_GIVEN PROBLEM_
Up to and including the line with "plt.rcParams['font.family'] = ['Lato', 'DejaVu", write out the listing from its first line, minus the pictures.

_DATA SHOWN_

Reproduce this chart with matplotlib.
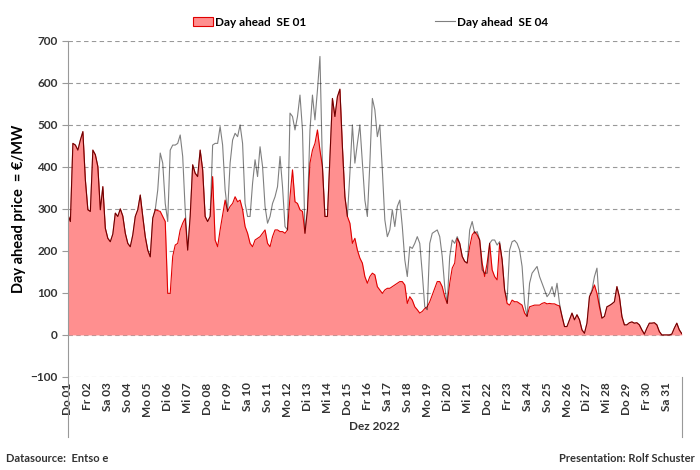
import matplotlib.pyplot as plt
from matplotlib.patches import Patch
import numpy as np

plt.rcParams['font.family'] = ['Lato', 'DejaVu Sans']

# 3-hourly day-ahead prices (EUR/MWh), December 2022
se01_days = [
    [286, 270, 456, 452, 440, 464, 484, 369],
    [298, 294, 440, 429, 401, 298, 353, 254],
    [230, 222, 240, 290, 282, 300, 283, 242],
    [218, 210, 238, 282, 298, 333, 282, 234],
    [202, 186, 278, 298, 296, 294, 282, 270],
    [99, 99, 187, 214, 218, 250, 266, 278],
    [202, 282, 405, 385, 377, 440, 393, 282],
    [270, 282, 377, 226, 210, 250, 286, 321],
    [294, 306, 313, 329, 317, 321, 298, 258],
    [242, 218, 210, 226, 230, 234, 242, 250],
    [218, 210, 234, 250, 250, 246, 246, 242],
    [250, 329, 393, 317, 313, 298, 294, 242],
    [298, 409, 440, 456, 488, 440, 400, 282],
    [282, 425, 563, 520, 567, 585, 448, 329],
    [282, 266, 218, 230, 202, 183, 171, 139],
    [123, 139, 147, 143, 115, 107, 99, 107],
    [111, 111, 115, 119, 123, 127, 127, 119],
    [75, 91, 83, 67, 60, 52, 56, 63],
    [67, 79, 95, 111, 127, 127, 115, 91],
    [75, 123, 159, 171, 230, 218, 187, 175],
    [171, 210, 238, 246, 238, 226, 171, 139],
    [171, 218, 155, 139, 131, 218, 179, 107],
    [75, 71, 83, 79, 79, 75, 71, 52],
    [44, 67, 69, 71, 71, 71, 75, 77],
    [74, 75, 74, 74, 71, 69, 44, 20],
    [20, 36, 52, 36, 48, 36, 12, 4],
    [28, 91, 103, 119, 99, 67, 40, 44],
    [67, 70, 74, 79, 115, 91, 44, 24],
    [24, 29, 31, 28, 29, 24, 12, 2],
    [16, 28, 28, 29, 24, 8, 0, 0],
    [0, 0, 2, 16, 28, 12, 3],
]
se04_days = [
    [286, 270, 456, 452, 440, 464, 484, 369],
    [298, 294, 440, 429, 401, 298, 353, 254],
    [230, 222, 240, 290, 282, 300, 283, 242],
    [218, 210, 238, 282, 298, 333, 282, 234],
    [202, 186, 278, 298, 345, 433, 409, 313],
    [270, 440, 452, 452, 456, 476, 425, 298],
    [202, 282, 405, 385, 377, 440, 393, 282],
    [270, 282, 452, 456, 456, 496, 452, 345],
    [294, 409, 464, 480, 472, 500, 456, 313],
    [282, 282, 361, 417, 377, 448, 401, 306],
    [266, 282, 313, 329, 353, 425, 353, 258],
    [250, 528, 520, 488, 520, 571, 488, 242],
    [298, 488, 571, 512, 583, 663, 400, 282],
    [282, 425, 563, 520, 567, 585, 448, 329],
    [282, 385, 500, 409, 456, 500, 409, 321],
    [282, 409, 563, 536, 472, 500, 393, 274],
    [234, 250, 298, 258, 306, 321, 258, 179],
    [139, 210, 206, 218, 234, 218, 147, 67],
    [60, 218, 242, 246, 250, 234, 187, 115],
    [75, 187, 226, 218, 234, 218, 187, 175],
    [171, 250, 270, 242, 246, 226, 155, 147],
    [147, 218, 226, 226, 214, 222, 179, 107],
    [83, 202, 222, 225, 218, 202, 163, 75],
    [44, 123, 147, 155, 163, 139, 123, 107],
    [91, 99, 115, 91, 123, 75, 44, 20],
    [20, 36, 52, 36, 48, 36, 12, 4],
    [28, 91, 107, 139, 159, 75, 40, 44],
    [67, 70, 74, 79, 115, 91, 44, 24],
    [24, 29, 31, 28, 29, 24, 12, 2],
    [16, 28, 28, 29, 24, 8, 0, 0],
    [0, 0, 2, 16, 28, 12, 3],
]
day_labels = ['Do 01', 'Fr 02', 'Sa 03', 'So 04', 'Mo 05', 'Di 06', 'Mi 07', 'Do 08',
              'Fr 09', 'Sa 10', 'So 11', 'Mo 12', 'Di 13', 'Mi 14', 'Do 15', 'Fr 16',
              'Sa 17', 'So 18', 'Mo 19', 'Di 20', 'Mi 21', 'Do 22', 'Fr 23', 'Sa 24',
              'So 25', 'Mo 26', 'Di 27', 'Mi 28', 'Do 29', 'Fr 30', 'Sa 31']

se01 = np.concatenate(se01_days)
se04 = np.concatenate(se04_days)
hours = np.arange(len(se01)) * 3

fig = plt.figure(figsize=(7, 4.7), dpi=100)
ax = fig.add_axes([0.097, 0.198, 0.877, 0.715])

ax.fill_between(hours, se01, 0, color='#ff8f8f', lw=0)
ax.plot(hours, se01, color='#e00000', lw=0.8)
l4, = ax.plot(hours, se04, color='black', alpha=0.5, lw=0.8)

ax.set_xlim(0, hours[-1])
ax.set_ylim(-100, 700)
ax.set_yticks(range(-100, 701, 100))
ax.grid(axis='y', color='#999999', ls=(0, (4, 3)), lw=0.8)
ax.set_axisbelow(True)
for s in ['top', 'right', 'bottom']:
    ax.spines[s].set_visible(False)
ax.spines['left'].set_color('#999999')
ax.tick_params(axis='y', length=4, color='#999999', labelsize=8.5, labelcolor='#333333')
for t in ax.get_yticklabels():
    t.set_fontweight('bold')

ax.set_xticks(np.arange(len(day_labels)) * 24)
ax.set_xticklabels(day_labels, rotation=90, fontsize=8.5, fontweight='bold', color='#333333')
ax.tick_params(axis='x', length=0, pad=4)

ax.set_ylabel('Day ahead price  = €/MW', fontsize=10.5, fontweight='bold', labelpad=3)

# group divider lines below the axis
fig.add_artist(plt.Line2D([0.097, 0.097], [0.198, 0.07], color='#999999', lw=0.8))
fig.add_artist(plt.Line2D([0.974, 0.974], [0.198, 0.07], color='#999999', lw=0.8))
fig.text(0.535, 0.085, 'Dez 2022', ha='center', fontsize=8.5, fontweight='bold', color='#333333')

fig.text(0.008, 0.017, 'Datasource:  Entso e', fontsize=8, fontweight='bold', color='#333333')
fig.text(0.993, 0.017, 'Presentation: Rolf Schuster', ha='right', fontsize=8, fontweight='bold', color='#333333')

red_patch = Patch(facecolor='#ff8f8f', edgecolor='#e00000', lw=0.8)
fig.legend([red_patch, l4], ['Day ahead  SE 01', 'Day ahead  SE 04'],
           loc='center', bbox_to_anchor=(0.529, 0.953), ncol=2, frameon=False,
           columnspacing=10.9, handlelength=1.7, handleheight=0.9, handletextpad=0.15,
           prop={'family': ['Liberation Sans Narrow', 'Lato'], 'weight': 'bold', 'size': 8.5})

plt.savefig('out.png')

_RESPONSE TO THE EXERCISE_
Reproduce this chart with matplotlib.
import matplotlib.pyplot as plt
from matplotlib.patches import Patch
import numpy as np

plt.rcParams['font.family'] = ['Lato', 'DejaVu Sans']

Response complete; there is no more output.